Dengan kepemimpinannya yang tegas dan keberanian luar biasa, K.H. Abbas bersama para santri dan laskar rakyat dari Cirebon turut memperkuat barisan pejuang di Surabaya. Mereka berjuang melawan pasukan Sekutu yang mencoba merebut kembali Indonesia pasca-proklamasi kemerdekaan.
Nilai Keikhlasan dan Cinta Tanah Air yang Tak Lekang Waktu
Lebih dari sekadar tokoh sejarah, K.H. Abbas meninggalkan warisan nilai moral dan spiritual yang masih dipegang teguh oleh santri Buntet hingga kini. Pesan-pesan beliau tentang keikhlasan berjuang, cinta tanah air, dan semangat kebersamaan terus diajarkan dalam setiap kegiatan pendidikan dan pengajian di pesantren tersebut.
Para santri mengenang Kiai Abbas bukan hanya sebagai pemimpin pesantren, tetapi juga teladan yang hidup dalam keseharian mereka. Tradisi ziarah ke makam beliau setiap tahun menjadi salah satu bentuk penghormatan sekaligus pengingat bagi generasi muda tentang pentingnya menjaga warisan perjuangan dan keimanan.

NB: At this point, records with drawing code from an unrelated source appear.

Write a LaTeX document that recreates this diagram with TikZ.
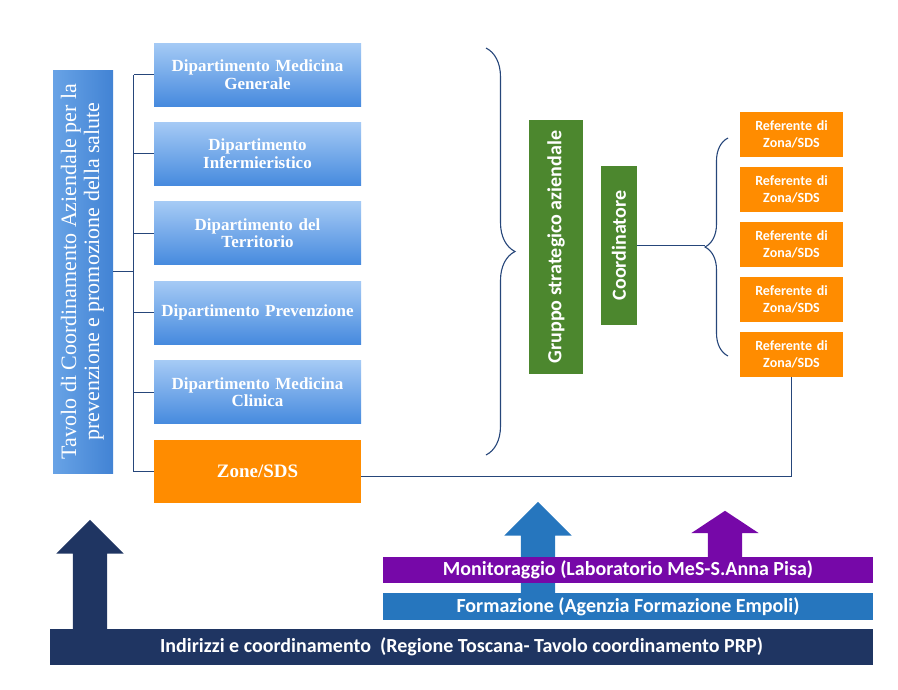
\documentclass[tikz,border=0pt]{standalone}
\usepackage{fontspec}
\setmainfont{Liberation Serif}
\newfontfamily\calibfont{Carlito}
\usepackage{xcolor}
\usepackage{tikz}
\usetikzlibrary{positioning}
\usetikzlibrary{shapes.arrows}
\usetikzlibrary{decorations.pathreplacing}
\definecolor{deptTop}{RGB}{165,202,245}
\definecolor{deptBot}{RGB}{70,138,222}
\definecolor{tavLeft}{RGB}{104,163,230}
\definecolor{tavRight}{RGB}{66,131,212}
\definecolor{zoneOrange}{RGB}{255,140,0}
\definecolor{gruppoGreen}{RGB}{76,135,46}
\definecolor{linkBlue}{RGB}{38,70,122}
\definecolor{navyBar}{RGB}{31,53,98}
\definecolor{formBlue}{RGB}{38,118,190}
\definecolor{monPurple}{RGB}{118,8,168}
\tikzset{
    cnode/.style = {align=center, inner sep=0pt, text centered, white},
    tav_node/.style = {cnode, rectangle, left color=tavLeft, right color=tavRight, minimum width=60pt, minimum height=403pt, font=\fontsize{22}{23}\selectfont},
    dept_node/.style = {cnode, rectangle, top color=deptTop, bottom color=deptBot, minimum width=207pt, minimum height=63pt, text width=205pt, font=\bfseries\fontsize{17}{17.5}\selectfont},
    zone_node/.style = {cnode, rectangle, fill=zoneOrange, minimum width=207pt, minimum height=63pt, font=\bfseries\fontsize{19}{20}\selectfont},
    green_node/.style = {cnode, rectangle, fill=gruppoGreen, font=\calibfont\bfseries\fontsize{20}{22}\selectfont},
    ref_node/.style = {cnode, rectangle, fill=zoneOrange, minimum width=103pt, minimum height=45pt, text width=100pt, font=\calibfont\bfseries\fontsize{14}{17}\selectfont},
    band_node/.style = {cnode, rectangle, minimum width=490pt, font=\calibfont\bfseries\fontsize{20}{22}\selectfont},
    up_arrow/.style = {single arrow, inner sep=17pt, minimum width=67pt, single arrow head extend=16.5pt, single arrow tip angle=90, shape border rotate=90, anchor=tail},
    link/.style = {draw=linkBlue, line width=1.1pt}
}
\begin{document}
\begin{tikzpicture}[x=1pt, y=-1pt]
    \useasboundingbox (0,0) rectangle (898,689);

    \node [tav_node] (tav) at (83,271.5) {\rotatebox{90}{\begin{tabular}{@{}c@{}}Tavolo di Coordinamento Aziendale per la\\prevenzione e promozione della salute\end{tabular}}};

    \node [dept_node] (d1) at (257.5,74.5) {Dipartimento Medicina\\Generale};
    \node [dept_node, below=16pt of d1] (d2) {Dipartimento\\Infermieristico};
    \node [dept_node, below=16pt of d2] (d3) {Dipartimento del\\Territorio};
    \node [dept_node, below=16pt of d3] (d4) {Dipartimento Prevenzione};
    \node [dept_node, below=16pt of d4] (d5) {Dipartimento Medicina\\Clinica};
    \node [zone_node, below=16pt of d5] (zone) {Zone/SDS};

    \coordinate (fork) at (133.5,271.5);
    \draw [link] (tav.east) -- (fork);
    \draw [link] (d1.west -| fork) -- (zone.west -| fork);
    \draw [link] (d1.west) -- (d1.west -| fork)
                 (d2.west) -- (d2.west -| fork)
                 (d3.west) -- (d3.west -| fork)
                 (d4.west) -- (d4.west -| fork)
                 (d5.west) -- (d5.west -| fork)
                 (zone.west) -- (zone.west -| fork);

    \coordinate (brace top) at (486,48);
    \coordinate (brace bottom) at (486,455);
    \draw [link, decorate, decoration={brace, amplitude=29pt}] (brace top) -- (brace bottom);

    \node [green_node, minimum width=54pt, minimum height=254pt] (gruppo) at (556,247) {\rotatebox{90}{Gruppo strategico aziendale}};
    \node [green_node, minimum width=36pt, minimum height=159pt] (coord) at (619,245.5) {\rotatebox{90}{Coordinatore}};

    \node [ref_node] (r1) at (791.5,134.5) {Referente di\\Zona/SDS};
    \node [ref_node, below=9.5pt of r1] (r2) {Referente di\\Zona/SDS};
    \node [ref_node, below=9.5pt of r2] (r3) {Referente di\\Zona/SDS};
    \node [ref_node, below=9.5pt of r3] (r4) {Referente di\\Zona/SDS};
    \node [ref_node, below=9.5pt of r4] (r5) {Referente di\\Zona/SDS};

    \coordinate (ref brace bottom) at (728,356);
    \coordinate (ref brace top) at (728,138);
    \coordinate (ref brace tip) at (705,247);
    \draw [link, decorate, decoration={brace, amplitude=23pt}] (ref brace bottom) -- (ref brace top);
    \draw [link] (coord.east) -- (coord.east -| ref brace tip);
    \draw [link] ([yshift=-5pt]zone.east) -| (r5.south);

    \node [up_arrow, fill=navyBar, minimum height=109pt] (indir arrow) at (90,629) {};
    \node [up_arrow, fill=formBlue, minimum height=91pt] (form arrow) at (538,593) {};
    \node [up_arrow, fill=monPurple, minimum height=46pt, single arrow tip angle=113] (mon arrow) at (725,557) {};

    \node [band_node, fill=monPurple, minimum height=26pt] (mon) at (628,570) {Monitoraggio (Laboratorio MeS-S.Anna Pisa)};
    \node [band_node, fill=formBlue, minimum height=27pt] (form) at (628,606.5) {Formazione (Agenzia Formazione Empoli)};
    \node [band_node, fill=navyBar, minimum width=823pt, minimum height=36pt] (indir) at (461.5,647) {Indirizzi e coordinamento~ (Regione Toscana- Tavolo coordinamento PRP)};
\end{tikzpicture}
\end{document}
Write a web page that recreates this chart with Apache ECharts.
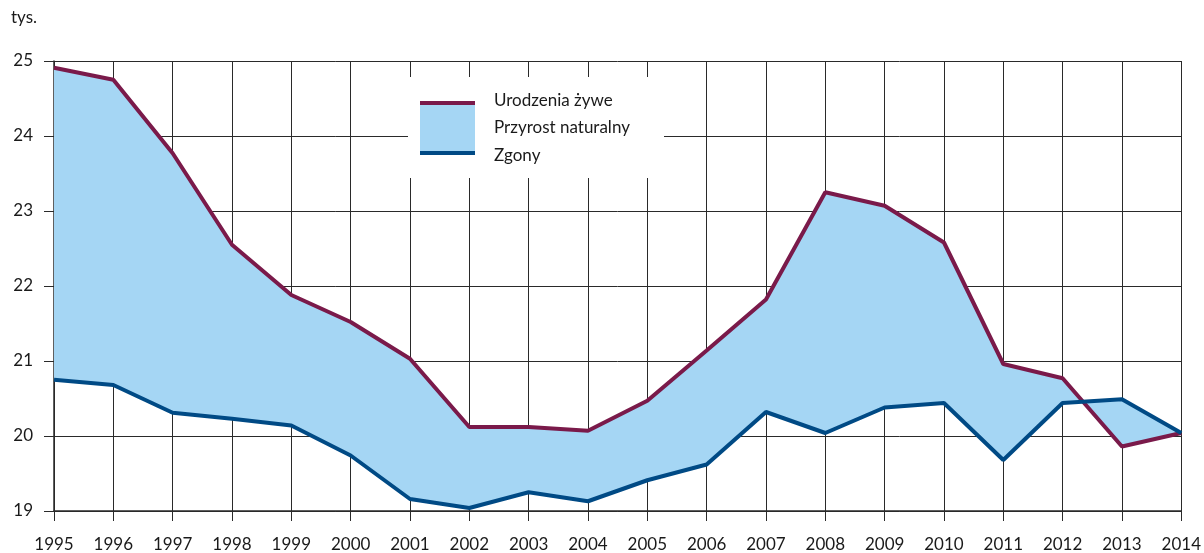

Dalam konteks kekinian, nilai-nilai tersebut sangat relevan. Ketika bangsa menghadapi berbagai tantangan modern — mulai dari disrupsi teknologi hingga pergeseran nilai sosial — pesan moral K.H. Abbas menjadi pondasi spiritual dan etika kebangsaan yang tetap kokoh.